Post
Announced in 1997, released in 2011. The game that spent so long in development hell it became a punchline before it became a product.
3D Realms announced Duke Nukem Forever in April 1997, riding the success of Duke Nukem 3D. What followed was 14 years of restarts, engine switches, and broken promises. The game switched engines multiple times, from Quake II's engine to Unreal Engine to custom tech, and 3D Realms repeatedly scrapped years of work to start over with newer technology. The team chased trends instead of shipping, trying to match whatever game was currently impressive. When Gearbox Software finally dragged it to release in 2011, it was a mediocre, outdated shooter that satisfied nobody.

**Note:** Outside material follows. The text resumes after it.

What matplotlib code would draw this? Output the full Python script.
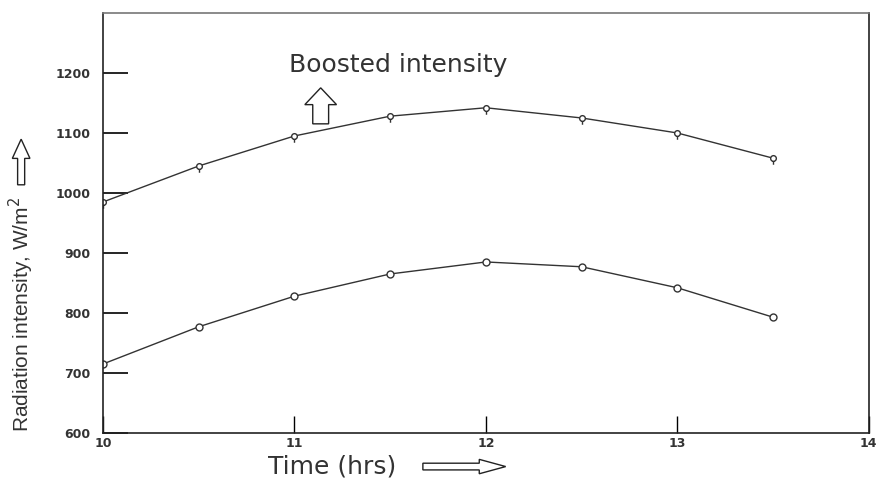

DNF became the definitive cautionary tale of feature creep and perfectionism gone wrong.
Example
Between Duke Nukem Forever's announcement in 1997 and its release in 2011, the following happened: the entire PlayStation 2 generation came and went, Call of Duty became a franchise, World of Warcraft launched and peaked, and the iPhone was invented. The game missed entire console generations.
Why it matters
Duke Nukem Forever became the industry's most cited example of development hell and why 'shipping beats perfect.' It proved that constantly restarting to chase trends guarantees you'll always be behind, and that a game's cultural moment can expire long before its code is finished.